Taking the memorable story of black America as our instance, we should find, first, that the enslaved were not captives of some Pharoah but of several Christian states and societies that for many years operated a triangular «trade» between the west coast of Africa, the eastern seaboard of North America, and the capitals of Europe. This huge and terrible industry was blessed by all churches and for a long time aroused absolutely no religious protest. (Its counterpart, the slave trade in the Mediterranean and North Africa, was explicitly endorsed by, and carried out in the name of, Islam.) In the eighteenth century, a few dissenting Mennonites and Quakers in America began to call for abolition, as did some freethinkers like Thomas Paine. Thomas Jefferson, ruminating on the way that slavery corrupted and brutalized the masters as well as exploited and tortured the slaves, wrote, «Indeed, I tremble for my country when I reflect that God is just». This was a statement as incoherent as it is memorable: given the marvel of a god who was also just there would be, in the long term, nothing much to tremble about. At any rate, the Almighty managed to tolerate the situation while several generations were born and died under the lash, and until slavery became less profitable, and even the British Empire began to get rid of it.

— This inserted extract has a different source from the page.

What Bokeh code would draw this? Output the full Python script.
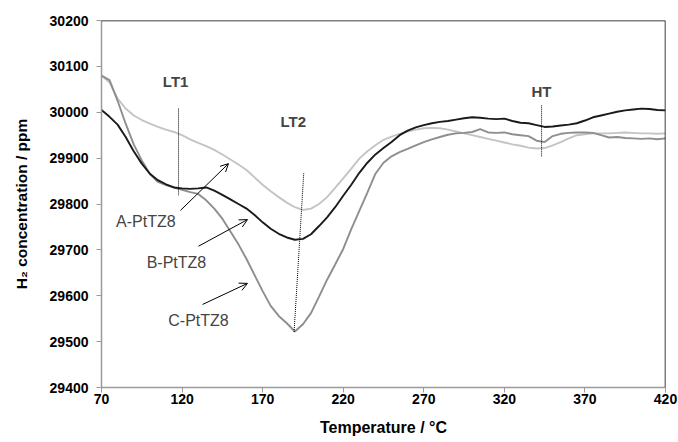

This was the spur for the revival of abolitionism. It sometimes took a Christian form, most notably in the case of William Lloyd Garrison, the great orator and founder of the Liberator. Mr. Garrison was a splendid man by any standards, but it is probably fortunate that all of his early religious advice was not followed. He based his initial claim on the dangerous verse from Isaiah that calls on the faithful to «come out, and be separated» (this is also the theological basis of Ian Paisley’s fundamentalist and bigoted Presbyterianism in Northern Ireland). In Garrison’s view, the Union and the United States Constitution were «a covenant with death» and ought both to be destroyed: it was in effect he who called for secession before the Confederates did. (In later life he discovered the work of Thomas Paine and became less of a preacher and a more effective abolitionist, as well as an early supporter of female suffrage.) It was the escaped slave Frederick Douglass, author of the stirring and mordant Autobiography, who eschewed apocalyptic language and demanded instead that the United States live up to the universalist promises contained in its Declaration and its Constitution. The lionlike John Brown, who also began as a fearsome and pitiless Calvinist, did the same. Later in life, he had Paine’s works in his camp and admitted freethinkers to his tiny but epoch-changing army, and even produced and printed a new «Declaration», modeled on that of 1776, on behalf of the enslaved. This was in practice a much more revolutionary as well as a more realistic demand, and prepared the way — as Lincoln admitted — for the Emancipation Proclamation. Douglass was somewhat ambivalent about religion, noting in his Autiobiography that the most devout Christians made the most savage slaveholders. The obvious truth of this was underlined when secession really did come and the Confederacy adopted the Latin motto «Deo Vindice» or, in effect, «God on Our Side». As Lincoln pointed out in his highly ambivalent second inaugural address, both sides in the quarrel made that claim, at least in their pulpits, just as both were addicted to loud, confident quotations from holy writ.